Researchers find enduring missionary effect in developing nations

The role of missionaries has long been recognized as consequential, but can the missionary effect endure long after the missions have closed and been replaced by indigenous churches and leaders? That was the question that several scholars examined at the mid-March conference of the Association for the Study of Religion, Economics, and Culture, which RW attended at Harvard University. Research on the relationship between missionaries and social change has received attention in recent years, involving their effects on everything from the growth of democracy to racial relations. According to economist Vinicius Okada da Silva of the University of Illinois at Urbana-Champaign, it is not the presence of missionaries in general that has a long-term impact on societies but the kind of missionaries active in particular areas. He looked at Jesuit missionaries in the colonial Brazilian Amazon and found that their presence had a long-term effect on human capital. The Jesuits were the most successful missionaries in the region in the 17th and 18th centuries, promoting literacy, the use of new technology, and protecting natives against colonial settlers. Using census and historical records, da Silva found that even after the Jesuits were expelled from the region in the 18th century, literacy rates remained higher in proximity to the Jesuit missions. According to him, this long-term effect was not seen among other missionary orders.

Source: www.advancethegospel.org/workshop/missionaries-mission-fields-the-story-of-africa

Gabriel Brown of the University of British Columbia looked at missionaries’ Bible translation efforts in Africa and how such activity was related to later patterns in education, development, and ethnic identity. Brown used a dataset listing the times and places of Bible translation (particularly translation of the whole New Testament rather than just the Gospels) and the establishment of missions and found that they correlated with areas higher in literacy and years of schooling. Prior to the Christian revival and Bible translation efforts brought by the missionaries, there was a diversity of languages and a loyalty to subgroups that led to conflict between ethnic groups. The missionaries, particularly through the mission schools, created a shared and standardized language and a distinct ethnic identity. According to Brown, greater levels of economic development and higher rates of schooling are found in those areas closest to the translation points. Economist Pablo Alvarez of the Universite de Namur in Belgium looked at colonial and post-colonial changes in the Democratic Republic of Congo, finding that the post-colonial Protestant and Catholic missionary aftereffect on villages depended on their distance from the historical mission stations. Proximity to the Catholic and Protestant missions had the strongest impact among Catholic women in terms of literacy and demand for education. But the schools carried generally positive effects on surrounding areas, even for those who did not attend them. There was an increase in parents’ demand for schooling, particularly in historical Protestant mission school areas.

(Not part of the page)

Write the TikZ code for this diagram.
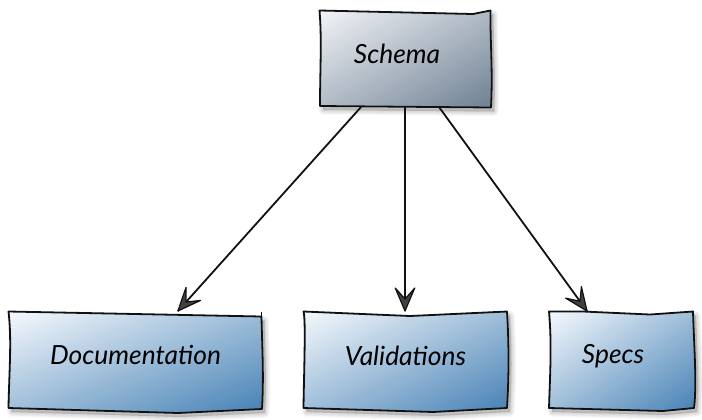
\documentclass[tikz,border=0pt]{standalone}
\usepackage{fontspec}
\setmainfont{Lato}
\usetikzlibrary{calc}
\definecolor{greyA}{HTML}{F2F4F7}
\definecolor{greyB}{HTML}{6E8093}
\definecolor{blueA}{HTML}{F6F9FD}
\definecolor{blueB}{HTML}{4581B5}
\definecolor{inkc}{HTML}{111111}
\tikzset{
  x=1bp,y=-1bp,
  boxanchor/.style={rectangle,inner sep=0pt,outer sep=0pt,anchor=north west},
  boxtext/.style={font=\fontsize{26.5}{30}\selectfont\itshape,text=black,inner sep=0pt},
  sketchline/.style={draw=inkc,line width=1.8bp,line join=round},
  link/.style={draw=inkc,line width=1.8bp},
  headshape/.style={draw=inkc,fill=inkc!80,line width=1.2bp,line join=round},
}
\newcommand{\softshadow}[1]{%
  \begin{scope}[shift={(3,4)}]
    \foreach \w in {9,7,5,3,1}{\path[draw=black,fill=black,draw opacity=.035,fill opacity=.035,line width=\w bp,line join=round] #1;}
  \end{scope}}
% #1 light, #2 dark, #3 x0, #4 y0, #5 w, #6 h, #7 outline
\newcommand{\sketchbox}[7]{%
  \softshadow{#7}%
  \begin{scope}
    \clip #7;
    \begin{scope}[shift={(#3,#4)},xscale=#5,yscale=#6]
      \foreach \i in {0,...,64}{%
        \pgfmathsetmacro{\tt}{\i/64}%
        \pgfmathsetmacro{\pc}{100*\tt}%
        \fill[color=#2!\pc!#1] ({2*\tt+1},-1) -- (4,-1) -- (4,4) -- (-1,4) -- (-1,{2*\tt+1}) -- cycle;
      }
    \end{scope}
  \end{scope}
  \path[sketchline] #7;}
\newcommand{\headat}[2]{%
  \path[headshape] let \p1=($(#2)-(#1)$), \n1={atan2(\y1,\x1)+180} in
    (#2) -- ($(#2)+(\n1+23:25bp)$) -- ($(#2)+(\n1:12bp)$) -- ($(#2)+(\n1-23:25bp)$) -- cycle;}
\begin{document}
\begin{tikzpicture}
\useasboundingbox (0,0) rectangle (702,419);
\sketchbox{greyA}{greyB}{320}{10}{171}{98}{(319.5,10.5) .. controls (322,40) and (320,70) .. (320,106) -- (491,107.5) .. controls (493,70) and (490,40) .. (490.5,10.5) -- (473,14) -- cycle}
\sketchbox{blueA}{blueB}{8}{311}{255}{102}{(8.5,311.5) .. controls (12,340) and (9,375) .. (8.5,408) -- (178,413) -- (262,409) .. controls (264,375) and (262,345) .. (261.5,316.5) -- cycle}
\path[sketchline] (261.5,316.5) -- (261.5,312);
\sketchbox{blueA}{blueB}{303}{311}{205}{101}{(303.5,311.5) .. controls (306,320) and (304,370) .. (303.5,408) -- (433,412) -- (507,408) .. controls (509,375) and (509,345) .. (507,311.5) -- (410,316) -- cycle}
\sketchbox{blueA}{blueB}{549}{311}{147}{100}{(549,311.5) .. controls (552,345) and (550,375) .. (549,408) -- (663,411) -- (694,408) .. controls (697,385) and (694,345) .. (693,311.5) -- (650,314.5) -- (583,311.5) -- cycle}

\node[boxanchor,minimum width=171bp,minimum height=97bp] (schema) at (320,10) {};
\node[boxanchor,minimum width=254bp,minimum height=100bp] (doc) at (8,311) {};
\node[boxanchor,minimum width=204bp,minimum height=100bp] (valid) at (303,311) {};
\node[boxanchor,minimum width=144bp,minimum height=100bp] (specs) at (549,311) {};

\node[boxtext] (schematext) at (397,54) {Schema};
\node[boxtext] (doctext) at (135.5,355) {Documentation};
\node[boxtext] (validtext) at (405.5,356) {Validations};
\node[boxtext] (specstext) at (613,356) {Specs};

\coordinate (fromA) at ($(schema.south west)!0.24!(schema.south east)$);
\coordinate (toA) at ($(doc.north west)!0.669!(doc.north east)$);
\coordinate (fromB) at ($(schema.south west)!0.497!(schema.south east)$);
\coordinate (toB) at ($(valid.north west)!0.5!(valid.north east)$);
\coordinate (fromC) at ($(schema.south west)!0.696!(schema.south east)$);
\coordinate (toC) at ($(specs.north west)!0.264!(specs.north east)$);
\draw[link] (fromA) -- (toA);
\draw[link] (fromB) -- (toB);
\draw[link] (fromC) -- (toC);
\headat{fromA}{toA}
\headat{fromB}{toB}
\headat{fromC}{toC}
\end{tikzpicture}
\end{document}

Turning to Ghana, Daniel Jaramillo Calderon of the University of British Columbia focused on the long-term effect of missionary activity on non-deadly conflict and demonstrations. He compared districts that historically had a missionary presence with those not having such a history, looking at their incidents of non-deadly conflict and demonstrations. Calderon used a database listing such incidents between 1997 and 2019, along with records of missions established between 1751 and 1932, and was able to control for population density, distance from borders, and ethnic divisions. He found that those districts with mission histories had more exposure to non-deadly conflicts and demonstrations than those without such histories, also finding that this pattern was not due to Christian-Muslim ethnic conflicts or the effects of colonialism. He proposed that it might be explained either by the way religion can increase polarization between groups or the way it can generate high trust in leaders who can mobilize followers to demonstrate. Given that it was non-violent conflict he was studying, Calderon acknowledged that “democracy” could be another name for this phenomenon.